§ AIM OF THE EXERCISE
Search the listing below for "chart". Copy each matching line.

§ RECORDS TO PROCESS

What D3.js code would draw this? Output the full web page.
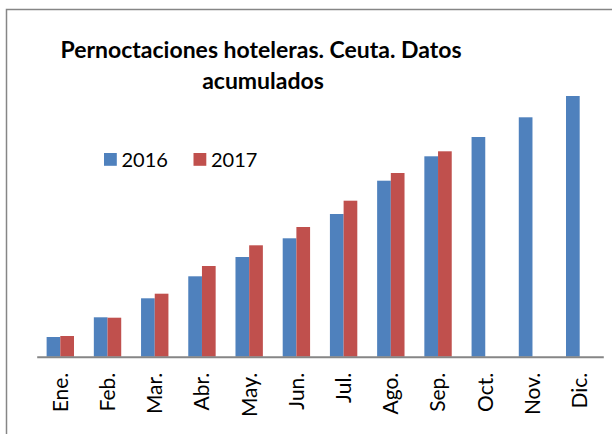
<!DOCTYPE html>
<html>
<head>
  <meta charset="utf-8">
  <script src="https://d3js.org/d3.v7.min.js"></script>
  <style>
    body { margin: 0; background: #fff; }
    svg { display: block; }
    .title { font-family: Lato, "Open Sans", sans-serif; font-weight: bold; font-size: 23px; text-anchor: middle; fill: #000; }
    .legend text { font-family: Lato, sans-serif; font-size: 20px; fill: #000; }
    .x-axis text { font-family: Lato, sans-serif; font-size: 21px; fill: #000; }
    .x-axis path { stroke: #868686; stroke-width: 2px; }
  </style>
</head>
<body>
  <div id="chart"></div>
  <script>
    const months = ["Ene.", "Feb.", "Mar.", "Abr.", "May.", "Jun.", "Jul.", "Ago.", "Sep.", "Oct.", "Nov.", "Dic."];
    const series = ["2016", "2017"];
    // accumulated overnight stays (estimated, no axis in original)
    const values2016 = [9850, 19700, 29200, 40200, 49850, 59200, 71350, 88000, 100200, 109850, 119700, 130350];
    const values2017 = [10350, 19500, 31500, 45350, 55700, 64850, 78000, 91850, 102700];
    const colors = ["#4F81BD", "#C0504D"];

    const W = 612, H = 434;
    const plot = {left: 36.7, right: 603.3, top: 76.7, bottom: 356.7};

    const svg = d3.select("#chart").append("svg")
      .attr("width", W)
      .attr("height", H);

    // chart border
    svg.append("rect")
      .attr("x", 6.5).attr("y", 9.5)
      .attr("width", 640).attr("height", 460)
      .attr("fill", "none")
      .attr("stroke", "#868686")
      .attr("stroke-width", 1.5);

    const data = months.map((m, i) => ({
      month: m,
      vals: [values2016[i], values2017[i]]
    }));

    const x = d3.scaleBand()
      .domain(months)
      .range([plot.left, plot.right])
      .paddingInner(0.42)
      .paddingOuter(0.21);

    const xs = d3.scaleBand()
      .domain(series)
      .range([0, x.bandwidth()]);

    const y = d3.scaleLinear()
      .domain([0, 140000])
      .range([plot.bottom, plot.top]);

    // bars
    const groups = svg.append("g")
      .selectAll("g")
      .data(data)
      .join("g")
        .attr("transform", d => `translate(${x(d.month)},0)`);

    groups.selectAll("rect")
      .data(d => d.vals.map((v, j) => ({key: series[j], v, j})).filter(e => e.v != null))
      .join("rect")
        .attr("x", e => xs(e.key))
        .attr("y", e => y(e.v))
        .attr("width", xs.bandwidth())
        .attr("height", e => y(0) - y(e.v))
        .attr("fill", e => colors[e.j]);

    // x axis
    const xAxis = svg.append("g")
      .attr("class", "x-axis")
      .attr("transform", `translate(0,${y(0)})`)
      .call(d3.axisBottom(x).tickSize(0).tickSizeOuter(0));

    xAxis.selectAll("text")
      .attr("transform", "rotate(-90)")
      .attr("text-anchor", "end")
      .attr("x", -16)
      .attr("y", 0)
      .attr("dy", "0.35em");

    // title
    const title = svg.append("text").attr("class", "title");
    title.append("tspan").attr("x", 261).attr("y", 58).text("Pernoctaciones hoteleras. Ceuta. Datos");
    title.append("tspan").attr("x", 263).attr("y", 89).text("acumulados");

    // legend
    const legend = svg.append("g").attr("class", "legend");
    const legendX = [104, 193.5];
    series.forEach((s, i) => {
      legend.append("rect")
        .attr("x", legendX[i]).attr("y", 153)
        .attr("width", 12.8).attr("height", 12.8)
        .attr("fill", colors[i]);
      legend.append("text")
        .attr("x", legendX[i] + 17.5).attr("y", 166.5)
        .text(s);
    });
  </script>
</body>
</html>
---
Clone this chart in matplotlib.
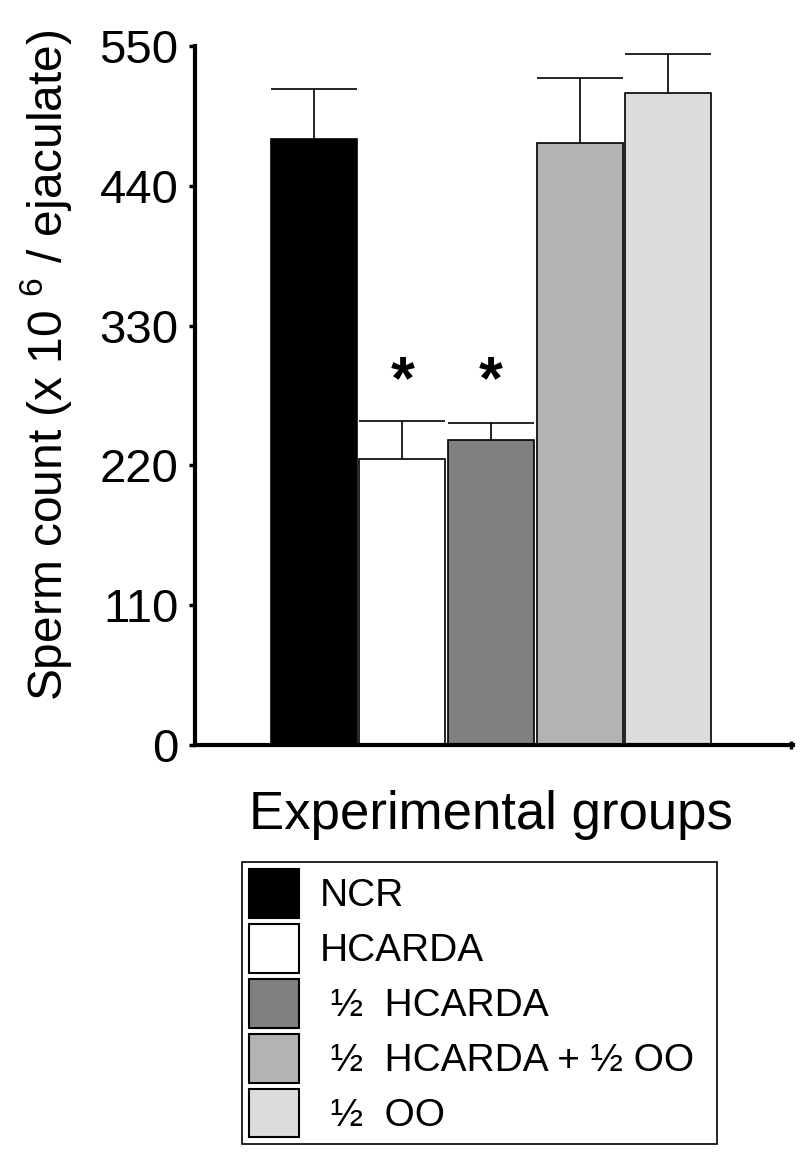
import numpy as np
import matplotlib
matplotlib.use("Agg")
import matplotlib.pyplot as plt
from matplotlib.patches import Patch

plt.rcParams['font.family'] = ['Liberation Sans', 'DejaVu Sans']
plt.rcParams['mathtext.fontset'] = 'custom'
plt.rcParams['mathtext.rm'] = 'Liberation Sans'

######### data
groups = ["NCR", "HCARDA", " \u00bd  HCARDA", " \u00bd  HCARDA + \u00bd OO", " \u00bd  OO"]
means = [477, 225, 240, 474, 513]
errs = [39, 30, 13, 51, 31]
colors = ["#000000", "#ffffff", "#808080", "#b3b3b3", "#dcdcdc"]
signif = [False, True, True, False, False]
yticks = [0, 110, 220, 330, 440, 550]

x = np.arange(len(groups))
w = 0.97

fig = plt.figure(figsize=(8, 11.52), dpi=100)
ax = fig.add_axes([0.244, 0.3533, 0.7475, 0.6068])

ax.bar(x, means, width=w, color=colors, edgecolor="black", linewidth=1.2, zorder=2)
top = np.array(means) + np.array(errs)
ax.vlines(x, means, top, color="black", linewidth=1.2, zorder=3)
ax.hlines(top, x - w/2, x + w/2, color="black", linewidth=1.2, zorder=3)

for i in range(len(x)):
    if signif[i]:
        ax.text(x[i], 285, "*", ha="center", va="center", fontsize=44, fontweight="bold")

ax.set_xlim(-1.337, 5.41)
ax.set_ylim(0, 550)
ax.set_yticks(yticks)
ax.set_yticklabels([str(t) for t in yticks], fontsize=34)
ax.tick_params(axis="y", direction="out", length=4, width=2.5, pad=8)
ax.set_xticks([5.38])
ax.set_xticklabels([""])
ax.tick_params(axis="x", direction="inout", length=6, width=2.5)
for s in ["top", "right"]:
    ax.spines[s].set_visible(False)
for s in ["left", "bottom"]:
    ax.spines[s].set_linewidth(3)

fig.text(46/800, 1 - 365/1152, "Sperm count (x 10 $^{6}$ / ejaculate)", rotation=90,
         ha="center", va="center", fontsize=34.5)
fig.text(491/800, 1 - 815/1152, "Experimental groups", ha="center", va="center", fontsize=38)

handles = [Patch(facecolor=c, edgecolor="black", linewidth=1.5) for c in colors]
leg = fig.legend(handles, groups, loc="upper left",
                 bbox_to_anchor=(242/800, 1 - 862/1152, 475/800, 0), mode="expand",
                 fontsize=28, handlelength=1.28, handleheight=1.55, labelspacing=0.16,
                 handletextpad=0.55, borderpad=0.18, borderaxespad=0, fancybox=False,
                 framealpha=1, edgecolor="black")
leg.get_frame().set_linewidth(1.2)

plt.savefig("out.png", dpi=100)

§ RESPONSE TO THE TASK
  <div id="chart"></div>
    const svg = d3.select("#chart").append("svg")
    // chart border
Clone this chart in matplotlib.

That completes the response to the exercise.